Any recovery in the engineering and manufacturing sector is unlikely before the second half of the year.
The Engineering Emp-loyers' Federation (EEF) said there was cautious optimism signs of an improvement would be seen by the summer.
But it added the outlook was still bleak across all regions of the UK with output falling at its fastest rate for three years.
Engineering output fell by 3.2 per cent in 2001, led by the downturn in electronics and the EEF forecasts a further drop of two per cent this year.
Director-general Martin Temple said: "Conditions for engineering and manufacturing remain very difficult and many members are finding life as tough as in the 1990 to 1992 recession."
He called on the Bank of England to keep interest rates on hold to allow breathing space for the recovery to begin.
The Bank's Monetary Policy Committee (MPC) slashed the cost of borrowing last year from six per cent to four per cent in an effort to revive stumbling manufacturers.
It will announce its decision tomorrow.
Economists believe rates could soon rise as the MPC bids to control the consumer boom, which saw the best Christmas in the shops for five years.
Mr Temple said: "Both the Bank and the Government have a role to play in minimising costs and maximising confidence and, as such, it is far too early to be talking about rises in interest rates.
"The Bank must stand ready to cut again if necessary."
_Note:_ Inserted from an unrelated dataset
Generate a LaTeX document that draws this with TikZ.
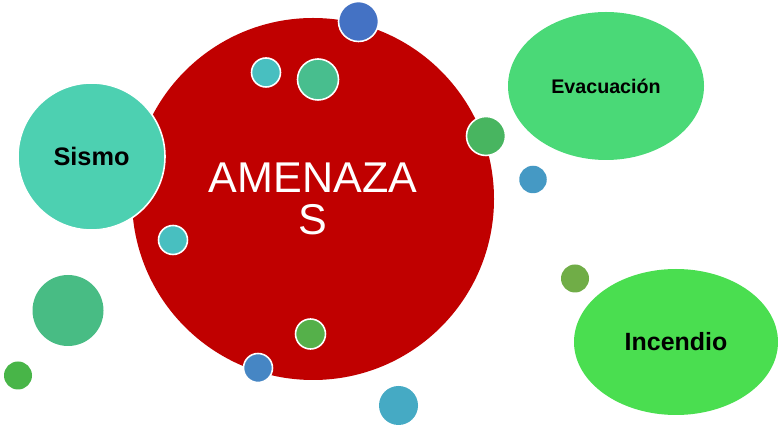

The EEF's engineering outlook survey said cuts in jobs and investment accelerated in the final quarter of last year.
There was also a substantial deterioration in new orders, which was felt across all markets and regions of the UK.
Profit margins were now at their lowest level since the last recession, the EEF said, with the difference between services and manufacturing firms at eight per cent.
The EEF said all parts of the engineering and manufacturing sector contracted by various degrees during the year.